**STATED TASK**
Could you repeat, exactly as they stand, the lines between the one with "Recreate this image" and the one with "(612,530) rectangle (872,733);", inclusive, minus the pictures?

**RECORD LIST**
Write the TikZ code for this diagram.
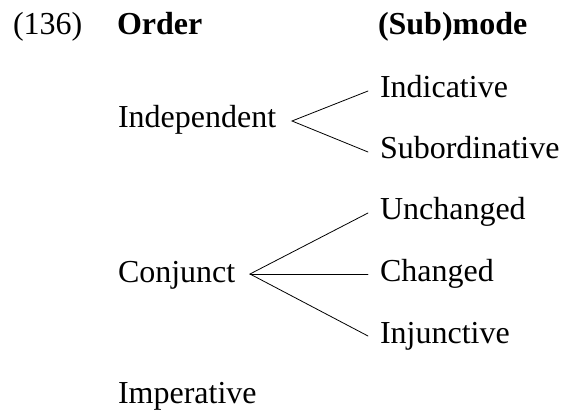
\documentclass[tikz,border=0pt]{standalone}
\usepackage{fontspec}
\setmainfont{Liberation Serif}
\usetikzlibrary{calc}
\begin{document}
\begin{tikzpicture}[x=1pt,y=1pt,
  lbl/.style={anchor=base west,inner sep=0pt,outer sep=0pt,font=\fontsize{32}{37}\selectfont},
  hdr/.style={lbl,font=\fontsize{32}{37}\selectfont\bfseries},
  branch/.style={line width=0.8pt,line cap=round}]
  \useasboundingbox (0,0) rectangle (562,410);
  % header row
  \node[lbl] (ex) at (13,375) {(136)};
  \node[hdr] (order) at (117,375) {Order};
  \node[hdr] (submode) at (378,375) {(Sub)mode};
  % orders
  \node[lbl] (indep) at (118,282) {Independent};
  \node[lbl] (conj) at (118,128) {Conjunct};
  \node[lbl] (imper) at (118,7) {Imperative};
  % submodes
  \node[lbl] (indic) at (380,312) {Indicative};
  \node[lbl] (subord) at (380,251) {Subordinative};
  \node[lbl] (unch) at (380,190) {Unchanged};
  \node[lbl] (chg) at (380,129) {Changed};
  \node[lbl] (inj) at (380,67) {Injunctive};
  % branching points
  \coordinate (vindep) at (292,289);
  \coordinate (vconj) at (250,136);
  \draw[branch] ($(indic.base west)+(-12,7)$) -- (vindep) -- ($(subord.base west)+(-12,7)$);
  \draw[branch] ($(unch.base west)+(-12,7)$) -- (vconj) -- ($(inj.base west)+(-12,7)$);
  \draw[branch] (vconj) -- ($(chg.base west)+(-12,7)$);
\end{tikzpicture}
\end{document}
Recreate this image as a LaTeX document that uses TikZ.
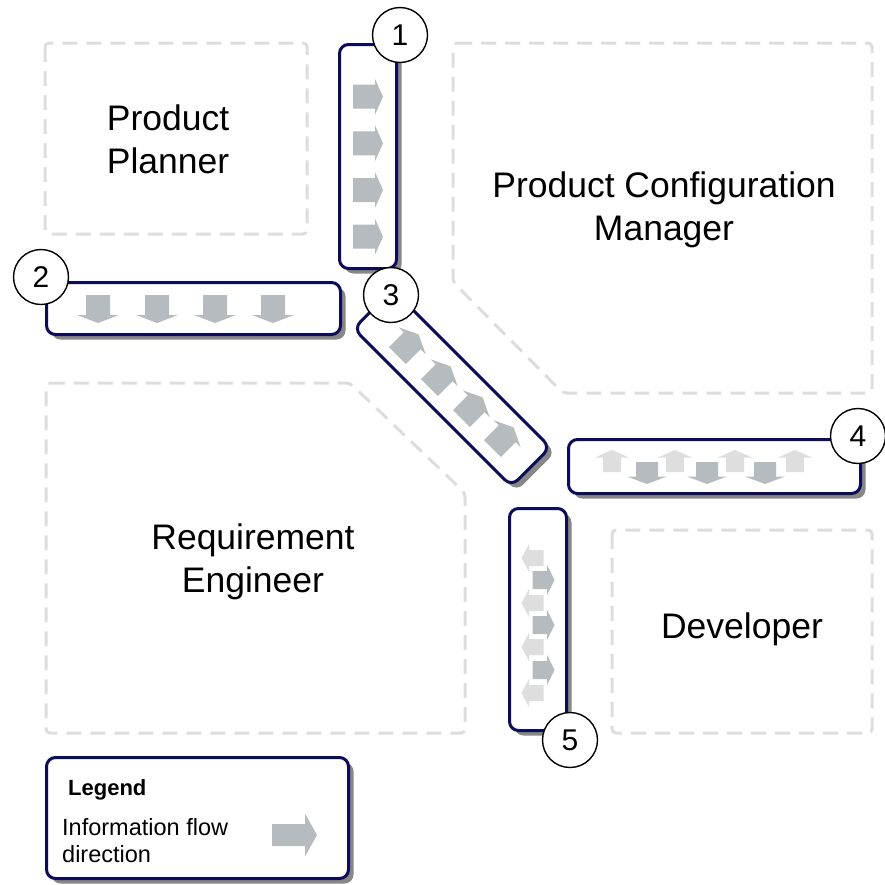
\documentclass[tikz,border=0pt]{standalone}
\usepackage{fontspec}
\setmainfont{Liberation Sans}
\definecolor{navy}{RGB}{12,12,88}
\definecolor{zonegray}{RGB}{221,221,221}
\definecolor{shadowgray}{RGB}{135,135,135}
\definecolor{arrowdark}{RGB}{182,187,192}
\definecolor{arrowlight}{RGB}{222,222,222}
\tikzset{
  zone/.style={draw=zonegray, line width=3pt, dash pattern=on 15pt off 9pt, rounded corners=4pt},
  zonelabel/.style={align=center, font=\fontsize{35.5}{43}\selectfont, anchor=base, inner sep=0pt},
  flowbox/.style={rectangle, draw=navy, fill=white, line width=3pt, rounded corners=9pt, inner sep=0pt},
  flowshadow/.style={rectangle, fill=shadowgray, rounded corners=9pt, inner sep=0pt, xshift=5pt, yshift=-5pt},
  numtag/.style={circle, draw=black, fill=white, line width=1.4pt, minimum size=55pt, inner sep=0pt,
    font=\fontsize{30}{30}\selectfont},
  pics/flowarrow/.style args={#1/#2/#3/#4}{code={
    \fill (-#1,-#3) -- (#2,-#3) -- (#2,-#4) -- (#1,0) -- (#2,#4) -- (#2,#3) -- (-#1,#3) -- cycle;}},
}
\begin{document}
\begin{tikzpicture}[x=1pt, y=-1pt]
\useasboundingbox (0,0) rectangle (885,884);

% role zones
\draw[zone] (45,43) rectangle (307,234);
\draw[zone] (453,43) -- (872,43) -- (872,393) -- (563,393) -- (453,282) -- cycle;
\draw[zone] (46,383) -- (350,383) -- (465,493) -- (465,733) -- (46,733) -- cycle;
\draw[zone] (612,530) rectangle (872,733);

% role names (the base anchor sits on the last line)
\node[zonelabel] (planner) at (168,173) {Product\\Planner};
\node[zonelabel] (pcm) at (664,240) {Product Configuration\\Manager};
\node[zonelabel] (reqeng) at (253,592) {Requirement\\Engineer};
\node[zonelabel] (dev) at (742,638) {Developer};

% channel shadows
\node[flowshadow, minimum width=57pt, minimum height=224pt] (s1) at (368,156.5) {};
\node[flowshadow, minimum width=294pt, minimum height=52pt] (s2) at (193.5,308.5) {};
\node[flowshadow, rotate=-45, minimum width=223pt, minimum height=55pt] (s3) at (452,388) {};
\node[flowshadow, minimum width=292pt, minimum height=54pt] (s4) at (714.5,466.5) {};
\node[flowshadow, minimum width=57pt, minimum height=222pt] (s5) at (538,619.5) {};
\node[flowshadow, minimum width=302pt, minimum height=121pt] (sl) at (197.5,818) {};

% channels
\node[flowbox, minimum width=57pt, minimum height=224pt] (c1) at (368,156.5) {};
\node[flowbox, minimum width=294pt, minimum height=52pt] (c2) at (193.5,308.5) {};
\node[flowbox, rotate=-45, minimum width=223pt, minimum height=55pt] (c3) at (452,388) {};
\node[flowbox, minimum width=292pt, minimum height=54pt] (c4) at (714.5,466.5) {};
\node[flowbox, minimum width=57pt, minimum height=222pt] (c5) at (538,619.5) {};
\node[flowbox, minimum width=302pt, minimum height=121pt] (legend) at (197.5,818) {};

% channel 1: to the right
\foreach \y in {96.7,143.3,190,236.7}
  \pic[fill=arrowdark] at (368,\y) {flowarrow=15/7/12/18};
% channel 2: downwards
\foreach \x in {98,157,215,273}
  \pic[fill=arrowdark, rotate=-90] at (\x,309) {flowarrow=14/6/12/21};
% channel 3: towards the upper right
\foreach \x/\y in {408/345,440/377,472/408,503/438}
  \pic[fill=arrowdark, rotate=45] at (\x,\y) {flowarrow=15/6/12/19};
% channel 4: both ways
\foreach \x in {612,675,735,795}
  \pic[fill=arrowlight, rotate=90] at (\x,461) {flowarrow=11/3.5/9/17};
\foreach \x in {647,707,765}
  \pic[fill=arrowdark, rotate=-90] at (\x,473) {flowarrow=11/3.5/11/20};
% channel 5: both ways
\foreach \y in {558,603,647,693}
  \pic[fill=arrowlight, rotate=180] at (532.5,\y) {flowarrow=11/3.5/8/14};
\foreach \y in {580,625,670}
  \pic[fill=arrowdark] at (543.5,\y) {flowarrow=11/3.5/9/15};

% number tags
\node[numtag] (n1) at (400,35) {1};
\node[numtag] (n2) at (41,277) {2};
\node[numtag] (n3) at (391,295) {3};
\node[numtag] (n4) at (858,436) {4};
\node[numtag] (n5) at (570,740) {5};

% legend
\node[anchor=base west, inner sep=0pt, font=\bfseries\fontsize{22}{22}\selectfont] (legtitle) at (68,795) {Legend};
\node[anchor=base west, inner sep=0pt, align=left, font=\fontsize{23.5}{27}\selectfont] (legtext) at (62,862) {Information flow\\direction};
\pic[fill=arrowdark] at (294.5,835) {flowarrow=22.5/10.5/11/21.5};
\end{tikzpicture}
\end{document}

**EXERCISE OUTPUT**
Recreate this image as a LaTeX document that uses TikZ.
\documentclass[tikz,border=0pt]{standalone}
\usepackage{fontspec}
\setmainfont{Liberation Sans}
\definecolor{navy}{RGB}{12,12,88}
\definecolor{zonegray}{RGB}{221,221,221}
\definecolor{shadowgray}{RGB}{135,135,135}
\definecolor{arrowdark}{RGB}{182,187,192}
\definecolor{arrowlight}{RGB}{222,222,222}
\tikzset{
  zone/.style={draw=zonegray, line width=3pt, dash pattern=on 15pt off 9pt, rounded corners=4pt},
  zonelabel/.style={align=center, font=\fontsize{35.5}{43}\selectfont, anchor=base, inner sep=0pt},
  flowbox/.style={rectangle, draw=navy, fill=white, line width=3pt, rounded corners=9pt, inner sep=0pt},
  flowshadow/.style={rectangle, fill=shadowgray, rounded corners=9pt, inner sep=0pt, xshift=5pt, yshift=-5pt},
  numtag/.style={circle, draw=black, fill=white, line width=1.4pt, minimum size=55pt, inner sep=0pt,
    font=\fontsize{30}{30}\selectfont},
  pics/flowarrow/.style args={#1/#2/#3/#4}{code={
    \fill (-#1,-#3) -- (#2,-#3) -- (#2,-#4) -- (#1,0) -- (#2,#4) -- (#2,#3) -- (-#1,#3) -- cycle;}},
}
\begin{document}
\begin{tikzpicture}[x=1pt, y=-1pt]
\useasboundingbox (0,0) rectangle (885,884);

% role zones
\draw[zone] (45,43) rectangle (307,234);
\draw[zone] (453,43) -- (872,43) -- (872,393) -- (563,393) -- (453,282) -- cycle;
\draw[zone] (46,383) -- (350,383) -- (465,493) -- (465,733) -- (46,733) -- cycle;
\draw[zone] (612,530) rectangle (872,733);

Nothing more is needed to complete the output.